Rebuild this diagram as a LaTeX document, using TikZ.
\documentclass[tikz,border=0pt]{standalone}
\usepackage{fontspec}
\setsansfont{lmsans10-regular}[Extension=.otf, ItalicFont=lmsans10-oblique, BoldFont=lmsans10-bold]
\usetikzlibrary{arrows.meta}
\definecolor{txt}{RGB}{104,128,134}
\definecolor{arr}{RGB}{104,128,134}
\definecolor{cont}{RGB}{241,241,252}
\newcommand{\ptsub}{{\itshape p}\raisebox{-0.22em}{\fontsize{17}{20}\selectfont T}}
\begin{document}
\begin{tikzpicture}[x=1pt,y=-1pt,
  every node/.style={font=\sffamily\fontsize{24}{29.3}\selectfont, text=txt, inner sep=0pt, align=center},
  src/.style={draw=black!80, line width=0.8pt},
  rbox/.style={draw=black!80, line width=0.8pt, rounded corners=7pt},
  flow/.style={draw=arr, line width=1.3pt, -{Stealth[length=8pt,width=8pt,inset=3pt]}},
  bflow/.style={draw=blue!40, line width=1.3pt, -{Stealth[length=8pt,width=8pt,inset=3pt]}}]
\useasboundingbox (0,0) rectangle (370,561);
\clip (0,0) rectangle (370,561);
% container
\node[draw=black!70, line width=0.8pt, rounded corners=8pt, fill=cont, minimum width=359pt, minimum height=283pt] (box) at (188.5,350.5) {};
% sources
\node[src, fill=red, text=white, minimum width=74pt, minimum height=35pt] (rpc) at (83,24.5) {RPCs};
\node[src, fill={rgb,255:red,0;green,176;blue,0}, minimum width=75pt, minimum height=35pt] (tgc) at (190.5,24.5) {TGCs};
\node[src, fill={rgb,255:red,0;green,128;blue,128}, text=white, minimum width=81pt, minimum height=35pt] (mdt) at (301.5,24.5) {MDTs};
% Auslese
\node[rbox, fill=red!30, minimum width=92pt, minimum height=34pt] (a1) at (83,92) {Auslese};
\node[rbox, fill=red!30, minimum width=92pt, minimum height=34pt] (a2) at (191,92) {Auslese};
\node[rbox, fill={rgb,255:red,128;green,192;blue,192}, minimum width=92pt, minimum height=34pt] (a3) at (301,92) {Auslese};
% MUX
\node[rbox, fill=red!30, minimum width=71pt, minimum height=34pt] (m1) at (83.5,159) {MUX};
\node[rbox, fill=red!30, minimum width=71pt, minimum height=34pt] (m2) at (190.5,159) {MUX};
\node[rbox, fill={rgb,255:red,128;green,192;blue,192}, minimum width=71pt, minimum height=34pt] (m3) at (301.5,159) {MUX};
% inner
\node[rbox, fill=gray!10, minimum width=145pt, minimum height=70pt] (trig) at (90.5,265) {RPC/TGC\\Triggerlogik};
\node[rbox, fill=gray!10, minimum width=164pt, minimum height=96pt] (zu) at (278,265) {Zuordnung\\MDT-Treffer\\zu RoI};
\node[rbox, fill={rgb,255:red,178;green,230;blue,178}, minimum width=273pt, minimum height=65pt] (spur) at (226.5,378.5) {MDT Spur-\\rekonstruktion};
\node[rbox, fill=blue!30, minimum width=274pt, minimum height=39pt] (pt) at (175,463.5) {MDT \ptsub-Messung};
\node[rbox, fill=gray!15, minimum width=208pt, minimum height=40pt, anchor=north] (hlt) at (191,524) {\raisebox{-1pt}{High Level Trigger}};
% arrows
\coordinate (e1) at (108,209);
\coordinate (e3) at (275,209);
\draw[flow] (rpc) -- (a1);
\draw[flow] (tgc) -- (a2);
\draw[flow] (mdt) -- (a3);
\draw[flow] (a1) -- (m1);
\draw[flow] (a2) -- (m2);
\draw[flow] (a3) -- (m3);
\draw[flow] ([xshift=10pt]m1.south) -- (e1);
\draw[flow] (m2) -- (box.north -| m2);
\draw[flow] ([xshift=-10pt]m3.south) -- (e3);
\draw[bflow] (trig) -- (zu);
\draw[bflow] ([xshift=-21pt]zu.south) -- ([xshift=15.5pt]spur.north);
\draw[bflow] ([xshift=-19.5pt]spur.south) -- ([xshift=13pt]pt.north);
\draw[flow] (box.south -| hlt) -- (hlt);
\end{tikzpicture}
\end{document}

******************************

**Exercise**
Write out the listing once more, matching it exactly.

**Exercise result**
Rebuild this diagram as a LaTeX document, using TikZ.
\documentclass[tikz,border=0pt]{standalone}
\usepackage{fontspec}
\setsansfont{lmsans10-regular}[Extension=.otf, ItalicFont=lmsans10-oblique, BoldFont=lmsans10-bold]
\usetikzlibrary{arrows.meta}
\definecolor{txt}{RGB}{104,128,134}
\definecolor{arr}{RGB}{104,128,134}
\definecolor{cont}{RGB}{241,241,252}
\newcommand{\ptsub}{{\itshape p}\raisebox{-0.22em}{\fontsize{17}{20}\selectfont T}}
\begin{document}
\begin{tikzpicture}[x=1pt,y=-1pt,
  every node/.style={font=\sffamily\fontsize{24}{29.3}\selectfont, text=txt, inner sep=0pt, align=center},
  src/.style={draw=black!80, line width=0.8pt},
  rbox/.style={draw=black!80, line width=0.8pt, rounded corners=7pt},
  flow/.style={draw=arr, line width=1.3pt, -{Stealth[length=8pt,width=8pt,inset=3pt]}},
  bflow/.style={draw=blue!40, line width=1.3pt, -{Stealth[length=8pt,width=8pt,inset=3pt]}}]
\useasboundingbox (0,0) rectangle (370,561);
\clip (0,0) rectangle (370,561);
% container
\node[draw=black!70, line width=0.8pt, rounded corners=8pt, fill=cont, minimum width=359pt, minimum height=283pt] (box) at (188.5,350.5) {};
% sources
\node[src, fill=red, text=white, minimum width=74pt, minimum height=35pt] (rpc) at (83,24.5) {RPCs};
\node[src, fill={rgb,255:red,0;green,176;blue,0}, minimum width=75pt, minimum height=35pt] (tgc) at (190.5,24.5) {TGCs};
\node[src, fill={rgb,255:red,0;green,128;blue,128}, text=white, minimum width=81pt, minimum height=35pt] (mdt) at (301.5,24.5) {MDTs};
% Auslese
\node[rbox, fill=red!30, minimum width=92pt, minimum height=34pt] (a1) at (83,92) {Auslese};
\node[rbox, fill=red!30, minimum width=92pt, minimum height=34pt] (a2) at (191,92) {Auslese};
\node[rbox, fill={rgb,255:red,128;green,192;blue,192}, minimum width=92pt, minimum height=34pt] (a3) at (301,92) {Auslese};
% MUX
\node[rbox, fill=red!30, minimum width=71pt, minimum height=34pt] (m1) at (83.5,159) {MUX};
\node[rbox, fill=red!30, minimum width=71pt, minimum height=34pt] (m2) at (190.5,159) {MUX};
\node[rbox, fill={rgb,255:red,128;green,192;blue,192}, minimum width=71pt, minimum height=34pt] (m3) at (301.5,159) {MUX};
% inner
\node[rbox, fill=gray!10, minimum width=145pt, minimum height=70pt] (trig) at (90.5,265) {RPC/TGC\\Triggerlogik};
\node[rbox, fill=gray!10, minimum width=164pt, minimum height=96pt] (zu) at (278,265) {Zuordnung\\MDT-Treffer\\zu RoI};
\node[rbox, fill={rgb,255:red,178;green,230;blue,178}, minimum width=273pt, minimum height=65pt] (spur) at (226.5,378.5) {MDT Spur-\\rekonstruktion};
\node[rbox, fill=blue!30, minimum width=274pt, minimum height=39pt] (pt) at (175,463.5) {MDT \ptsub-Messung};
\node[rbox, fill=gray!15, minimum width=208pt, minimum height=40pt, anchor=north] (hlt) at (191,524) {\raisebox{-1pt}{High Level Trigger}};
% arrows
\coordinate (e1) at (108,209);
\coordinate (e3) at (275,209);
\draw[flow] (rpc) -- (a1);
\draw[flow] (tgc) -- (a2);
\draw[flow] (mdt) -- (a3);
\draw[flow] (a1) -- (m1);
\draw[flow] (a2) -- (m2);
\draw[flow] (a3) -- (m3);
\draw[flow] ([xshift=10pt]m1.south) -- (e1);
\draw[flow] (m2) -- (box.north -| m2);
\draw[flow] ([xshift=-10pt]m3.south) -- (e3);
\draw[bflow] (trig) -- (zu);
\draw[bflow] ([xshift=-21pt]zu.south) -- ([xshift=15.5pt]spur.north);
\draw[bflow] ([xshift=-19.5pt]spur.south) -- ([xshift=13pt]pt.north);
\draw[flow] (box.south -| hlt) -- (hlt);
\end{tikzpicture}
\end{document}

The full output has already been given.